One can appreciate the willingness of the modern musician to forgo tens of thousands of sound equipment for the increasingly present pulse and square synths. Gospel lovers will hear a couple of decent chord progressions on a few tracks, but will be saddened that they are ruthlessly beaten to death. A variety of genres are stuffed into a blender and given a brief pulse, resulting in a chunky mess that reeks like grandma’s lightly chewed Christmas mostaccioli the second time around.

Definitely the least substantial Beyoncé album, Lemonade provides a poor example to young women by teaching them to objectify themselves into sexy workhorses with attitude. You can not buy this physical album until next week, but rest assured: you will not feel the crushing desire to pick it up. Bring back the lemons.
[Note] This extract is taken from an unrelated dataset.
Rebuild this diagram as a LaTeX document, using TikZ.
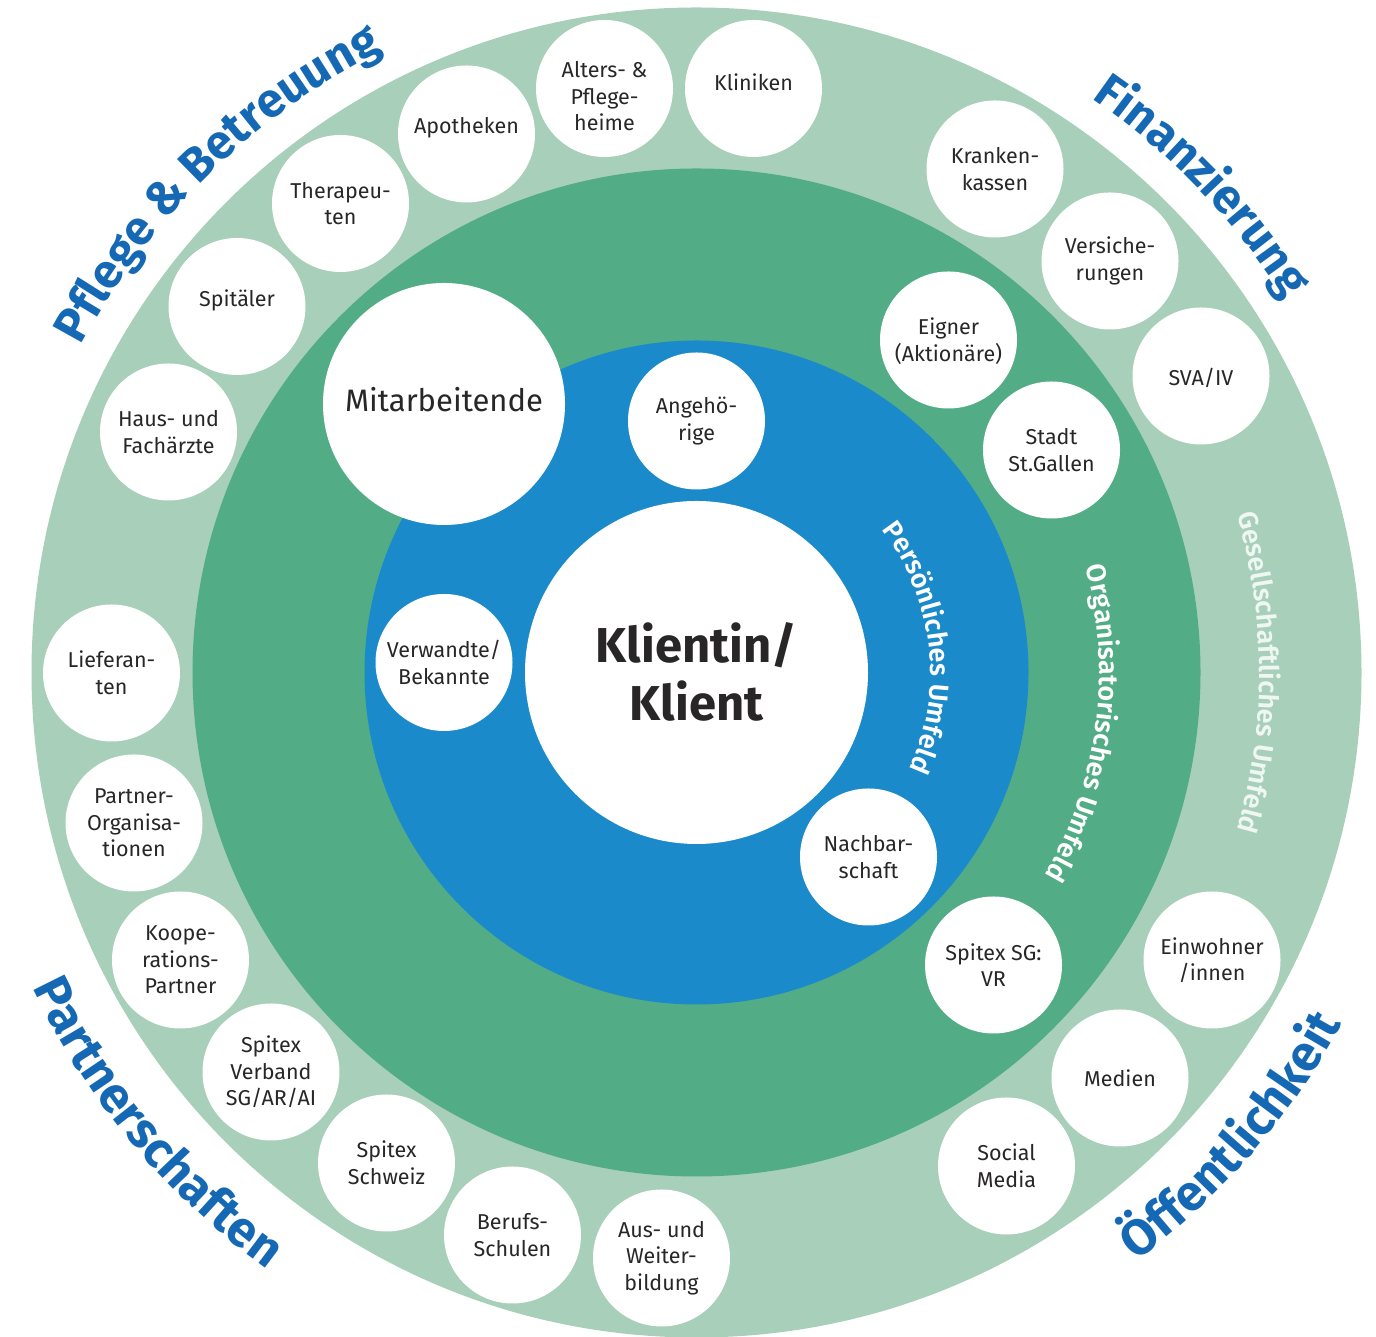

Junkhead wants me to rate albums but school makes me anxious so I’ll use this system.




Last week I picked up Origami, the five disc Lush vinyl box set. I really only wanted Split, and since I have not spotted it under $75 for over a decade I decided that I could spend a few more bucks and get all five and a concert ticket. I would have gotten two tickets but I worked on record store day, so I was late to the party and they only had one left for the box set purchasers. I also did not get the new Lush EP, because they smartly postponed the release until today. I, however, smartly did not call to reserve my copy, so when I got to the record store after work they had sold out. Now I have nothing to listen to and have to wait some more. Working stiffs are so privileged. I should just quit and write D&D character sheets for food. So, instead of reviewing my most anticipated release of the year so far, I’m going to write on hipster/chamber pop.

Meilyr Jones – 2013

Meilyr Jones released 2013 last month. The pluses are it is fantastically intricate, great care was taken with writing, and his voice is pretty good. He has that whole “avant garde pop” thing going on. The first song is dancey and bombastic. The second has a harpsichord and sounds more like a less funky Van Morrison. The whole album kinda sounds like less funky 60’s non-rock & roll rock & roll.  Yes, what you read. People talk about “Don Juan” like it’s the best track on the album, but we all know that means it’s probably the most boring.

“Passionate Friend” sounds like fun movie music. The whole album kinda sounds like fun non-modern movie music. Modern movie music usually all sounds like doo-doo. The next two tracks are super toned down reductions. “Rain in Rome” sounds like auto tone created the whole song. It stops a lot and skips like a bad youtube connection or mp3 purchased from itunes. There is applause in the background to thunder and one might sense it may be symbolic. “Strange Emotional” is a very typical 60’s song but is also very revived sounding, which is probably a result of the deeply expressive singing.

The rest of the album is just more of the same. There is some good style changes and variety, but it’s very dense and filling. “Be Soft” is probably the best track because it features richly textured multi-layered instruments and beautiful reverb. Interestingly, there are some bad pops on the vocals. How could someone miss that in mixing? It must have been intentional.

“How’d I do, fellas?” “Oh, great. Just in time, too. We just maxed out the time. Better move along.” *whispers* (what? the quiet parts bloody suck? just throw some reverb on them and let’s get going! i have to get to the dog show! no, i don’t want to listen to it. you lock up… and get that record to the press, it’s late already.  what? prince is dead?) “What!?  Chyna!?”